* BEGIN DATA PROVIDED *
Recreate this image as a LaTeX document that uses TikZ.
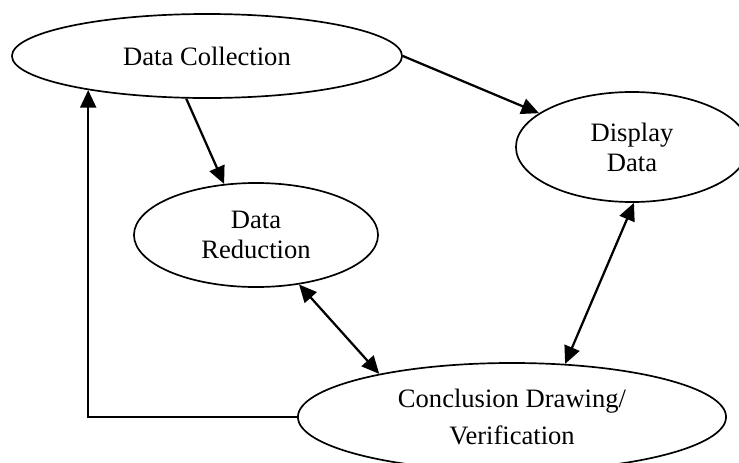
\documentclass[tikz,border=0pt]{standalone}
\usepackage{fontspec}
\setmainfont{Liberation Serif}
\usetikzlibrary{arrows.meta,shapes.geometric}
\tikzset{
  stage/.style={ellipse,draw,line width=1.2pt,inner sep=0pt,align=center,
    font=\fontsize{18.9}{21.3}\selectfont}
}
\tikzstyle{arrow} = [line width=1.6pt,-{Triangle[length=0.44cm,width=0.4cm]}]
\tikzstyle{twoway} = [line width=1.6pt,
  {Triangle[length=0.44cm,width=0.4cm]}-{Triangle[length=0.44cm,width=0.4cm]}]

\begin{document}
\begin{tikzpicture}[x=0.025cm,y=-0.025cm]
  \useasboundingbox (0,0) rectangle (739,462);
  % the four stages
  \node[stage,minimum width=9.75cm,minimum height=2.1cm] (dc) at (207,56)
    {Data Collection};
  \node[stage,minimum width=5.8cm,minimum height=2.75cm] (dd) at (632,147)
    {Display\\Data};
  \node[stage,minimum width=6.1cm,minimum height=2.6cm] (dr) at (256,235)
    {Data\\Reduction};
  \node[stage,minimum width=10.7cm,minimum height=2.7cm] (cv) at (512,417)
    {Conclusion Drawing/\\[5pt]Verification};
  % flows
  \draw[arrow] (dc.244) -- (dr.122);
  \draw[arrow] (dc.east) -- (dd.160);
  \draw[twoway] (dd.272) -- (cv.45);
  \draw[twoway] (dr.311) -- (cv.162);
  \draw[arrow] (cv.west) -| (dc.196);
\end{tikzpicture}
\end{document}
* END DATA PROVIDED *
▶ WRITTEN TASK:
Restate the whole of the material word for word without the pictures.

▶ ANSWER TO THIS EXERCISE:
Recreate this image as a LaTeX document that uses TikZ.
\documentclass[tikz,border=0pt]{standalone}
\usepackage{fontspec}
\setmainfont{Liberation Serif}
\usetikzlibrary{arrows.meta,shapes.geometric}
\tikzset{
  stage/.style={ellipse,draw,line width=1.2pt,inner sep=0pt,align=center,
    font=\fontsize{18.9}{21.3}\selectfont}
}
\tikzstyle{arrow} = [line width=1.6pt,-{Triangle[length=0.44cm,width=0.4cm]}]
\tikzstyle{twoway} = [line width=1.6pt,
  {Triangle[length=0.44cm,width=0.4cm]}-{Triangle[length=0.44cm,width=0.4cm]}]

\begin{document}
\begin{tikzpicture}[x=0.025cm,y=-0.025cm]
  \useasboundingbox (0,0) rectangle (739,462);
  % the four stages
  \node[stage,minimum width=9.75cm,minimum height=2.1cm] (dc) at (207,56)
    {Data Collection};
  \node[stage,minimum width=5.8cm,minimum height=2.75cm] (dd) at (632,147)
    {Display\\Data};
  \node[stage,minimum width=6.1cm,minimum height=2.6cm] (dr) at (256,235)
    {Data\\Reduction};
  \node[stage,minimum width=10.7cm,minimum height=2.7cm] (cv) at (512,417)
    {Conclusion Drawing/\\[5pt]Verification};
  % flows
  \draw[arrow] (dc.244) -- (dr.122);
  \draw[arrow] (dc.east) -- (dd.160);
  \draw[twoway] (dd.272) -- (cv.45);
  \draw[twoway] (dr.311) -- (cv.162);
  \draw[arrow] (cv.west) -| (dc.196);
\end{tikzpicture}
\end{document}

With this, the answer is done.